#### [DATA RECORDS]
════════

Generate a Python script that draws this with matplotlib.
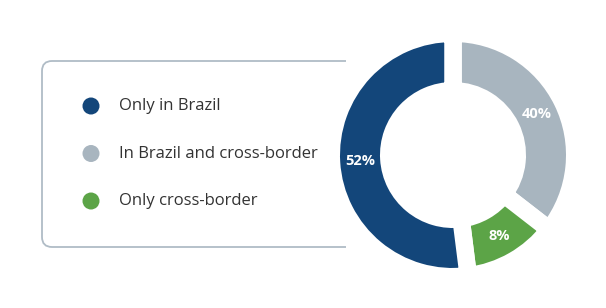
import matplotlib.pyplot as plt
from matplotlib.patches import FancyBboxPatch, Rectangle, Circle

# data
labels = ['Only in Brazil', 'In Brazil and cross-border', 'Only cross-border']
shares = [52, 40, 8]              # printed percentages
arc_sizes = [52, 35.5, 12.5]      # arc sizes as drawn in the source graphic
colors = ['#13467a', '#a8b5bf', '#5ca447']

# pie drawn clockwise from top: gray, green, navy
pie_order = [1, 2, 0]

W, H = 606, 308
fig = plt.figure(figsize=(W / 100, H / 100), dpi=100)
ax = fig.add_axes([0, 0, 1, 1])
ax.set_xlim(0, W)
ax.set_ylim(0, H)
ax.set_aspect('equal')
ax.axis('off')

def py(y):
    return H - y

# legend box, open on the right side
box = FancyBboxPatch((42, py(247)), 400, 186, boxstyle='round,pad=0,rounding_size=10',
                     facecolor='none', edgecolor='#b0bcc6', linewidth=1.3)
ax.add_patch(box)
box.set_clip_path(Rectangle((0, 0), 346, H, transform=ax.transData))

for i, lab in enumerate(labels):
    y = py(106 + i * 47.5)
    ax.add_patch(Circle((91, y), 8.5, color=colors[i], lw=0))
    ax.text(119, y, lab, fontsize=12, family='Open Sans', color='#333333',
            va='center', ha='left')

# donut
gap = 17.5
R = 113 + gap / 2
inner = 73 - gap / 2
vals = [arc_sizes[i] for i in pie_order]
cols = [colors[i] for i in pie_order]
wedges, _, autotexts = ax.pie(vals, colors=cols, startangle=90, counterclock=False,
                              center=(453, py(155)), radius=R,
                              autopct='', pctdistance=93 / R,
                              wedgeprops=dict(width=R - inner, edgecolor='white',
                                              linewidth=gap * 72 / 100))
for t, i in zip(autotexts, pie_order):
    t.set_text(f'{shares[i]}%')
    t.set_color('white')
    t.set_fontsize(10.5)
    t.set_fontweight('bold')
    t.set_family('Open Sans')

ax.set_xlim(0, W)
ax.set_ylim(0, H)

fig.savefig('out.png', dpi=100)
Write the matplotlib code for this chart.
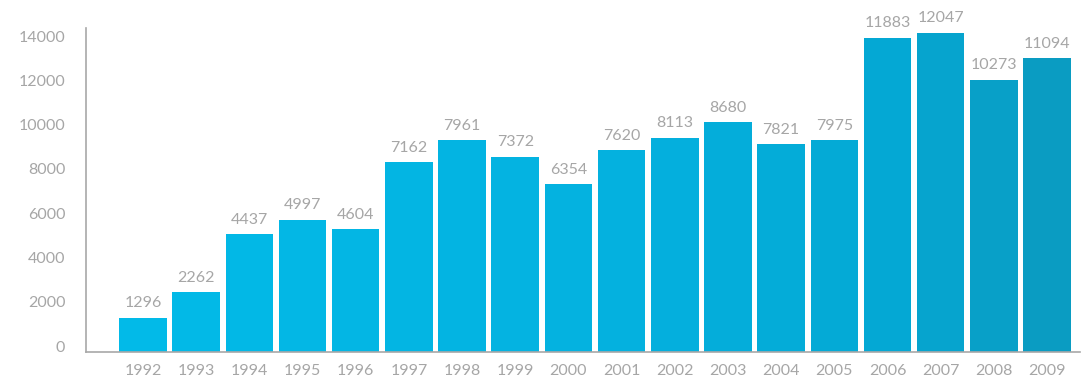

════════

Pictures are not part of the copy; reproduce everything else in the records exactly.

#### [SOLUTION TO THE PROBLEM]
Generate a Python script that draws this with matplotlib.
import matplotlib.pyplot as plt
from matplotlib.patches import FancyBboxPatch, Rectangle, Circle

# data
labels = ['Only in Brazil', 'In Brazil and cross-border', 'Only cross-border']
shares = [52, 40, 8]              # printed percentages
arc_sizes = [52, 35.5, 12.5]      # arc sizes as drawn in the source graphic
colors = ['#13467a', '#a8b5bf', '#5ca447']

# pie drawn clockwise from top: gray, green, navy
pie_order = [1, 2, 0]

W, H = 606, 308
fig = plt.figure(figsize=(W / 100, H / 100), dpi=100)
ax = fig.add_axes([0, 0, 1, 1])
ax.set_xlim(0, W)
ax.set_ylim(0, H)
ax.set_aspect('equal')
ax.axis('off')

def py(y):
    return H - y

# legend box, open on the right side
box = FancyBboxPatch((42, py(247)), 400, 186, boxstyle='round,pad=0,rounding_size=10',
                     facecolor='none', edgecolor='#b0bcc6', linewidth=1.3)
ax.add_patch(box)
box.set_clip_path(Rectangle((0, 0), 346, H, transform=ax.transData))

for i, lab in enumerate(labels):
    y = py(106 + i * 47.5)
    ax.add_patch(Circle((91, y), 8.5, color=colors[i], lw=0))
    ax.text(119, y, lab, fontsize=12, family='Open Sans', color='#333333',
            va='center', ha='left')

# donut
gap = 17.5
R = 113 + gap / 2
inner = 73 - gap / 2
vals = [arc_sizes[i] for i in pie_order]
cols = [colors[i] for i in pie_order]
wedges, _, autotexts = ax.pie(vals, colors=cols, startangle=90, counterclock=False,
                              center=(453, py(155)), radius=R,
                              autopct='', pctdistance=93 / R,
                              wedgeprops=dict(width=R - inner, edgecolor='white',
                                              linewidth=gap * 72 / 100))
for t, i in zip(autotexts, pie_order):
    t.set_text(f'{shares[i]}%')
    t.set_color('white')
    t.set_fontsize(10.5)
    t.set_fontweight('bold')
    t.set_family('Open Sans')

ax.set_xlim(0, W)
ax.set_ylim(0, H)

fig.savefig('out.png', dpi=100)
Write the matplotlib code for this chart.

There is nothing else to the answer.